** BEGIN **

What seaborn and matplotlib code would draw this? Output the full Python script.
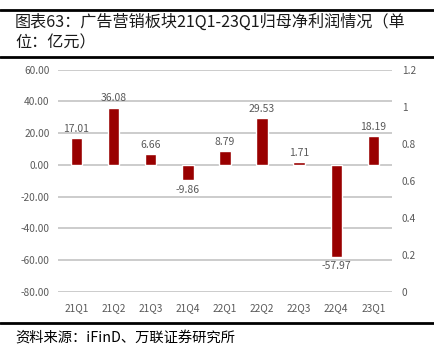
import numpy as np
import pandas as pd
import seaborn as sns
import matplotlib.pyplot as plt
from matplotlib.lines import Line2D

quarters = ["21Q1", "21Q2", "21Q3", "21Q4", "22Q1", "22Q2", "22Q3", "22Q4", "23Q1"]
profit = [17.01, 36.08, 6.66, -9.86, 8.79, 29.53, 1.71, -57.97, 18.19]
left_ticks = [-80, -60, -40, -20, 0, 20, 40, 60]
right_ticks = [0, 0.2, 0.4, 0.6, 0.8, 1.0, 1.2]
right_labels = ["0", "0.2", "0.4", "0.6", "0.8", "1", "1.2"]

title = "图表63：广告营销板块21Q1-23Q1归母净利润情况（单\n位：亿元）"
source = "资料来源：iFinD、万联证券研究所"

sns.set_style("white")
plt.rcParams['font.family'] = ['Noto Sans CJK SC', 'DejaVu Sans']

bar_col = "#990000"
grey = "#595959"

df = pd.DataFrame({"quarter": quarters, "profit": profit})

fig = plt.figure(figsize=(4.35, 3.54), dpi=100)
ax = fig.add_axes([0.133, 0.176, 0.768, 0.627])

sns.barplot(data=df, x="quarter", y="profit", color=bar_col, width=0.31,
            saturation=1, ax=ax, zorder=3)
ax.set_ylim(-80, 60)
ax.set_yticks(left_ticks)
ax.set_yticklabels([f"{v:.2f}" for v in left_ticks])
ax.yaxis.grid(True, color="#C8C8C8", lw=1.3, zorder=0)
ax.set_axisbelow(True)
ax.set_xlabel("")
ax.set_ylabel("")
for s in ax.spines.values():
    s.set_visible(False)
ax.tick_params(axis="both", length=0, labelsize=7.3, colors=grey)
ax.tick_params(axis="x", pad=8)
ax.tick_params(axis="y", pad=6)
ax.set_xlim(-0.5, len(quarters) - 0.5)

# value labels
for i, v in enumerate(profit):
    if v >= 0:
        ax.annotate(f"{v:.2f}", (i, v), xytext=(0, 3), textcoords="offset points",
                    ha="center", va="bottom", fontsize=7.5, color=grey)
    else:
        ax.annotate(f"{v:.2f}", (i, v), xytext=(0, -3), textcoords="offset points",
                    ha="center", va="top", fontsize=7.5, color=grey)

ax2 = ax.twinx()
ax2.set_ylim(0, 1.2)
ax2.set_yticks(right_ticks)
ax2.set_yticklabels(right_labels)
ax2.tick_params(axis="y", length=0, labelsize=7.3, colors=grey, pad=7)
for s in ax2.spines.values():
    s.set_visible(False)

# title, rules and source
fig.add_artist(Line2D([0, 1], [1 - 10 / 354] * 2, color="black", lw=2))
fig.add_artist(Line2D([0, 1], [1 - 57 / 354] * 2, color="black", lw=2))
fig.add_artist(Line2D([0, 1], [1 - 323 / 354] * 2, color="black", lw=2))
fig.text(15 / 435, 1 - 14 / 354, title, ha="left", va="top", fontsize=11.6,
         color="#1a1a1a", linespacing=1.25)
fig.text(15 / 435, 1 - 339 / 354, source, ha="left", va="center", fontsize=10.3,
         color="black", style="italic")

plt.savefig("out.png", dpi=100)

** END **

Prompt » Return every line containing "matplotlib".

Task solution »
What seaborn and matplotlib code would draw this? Output the full Python script.
import matplotlib.pyplot as plt
from matplotlib.lines import Line2D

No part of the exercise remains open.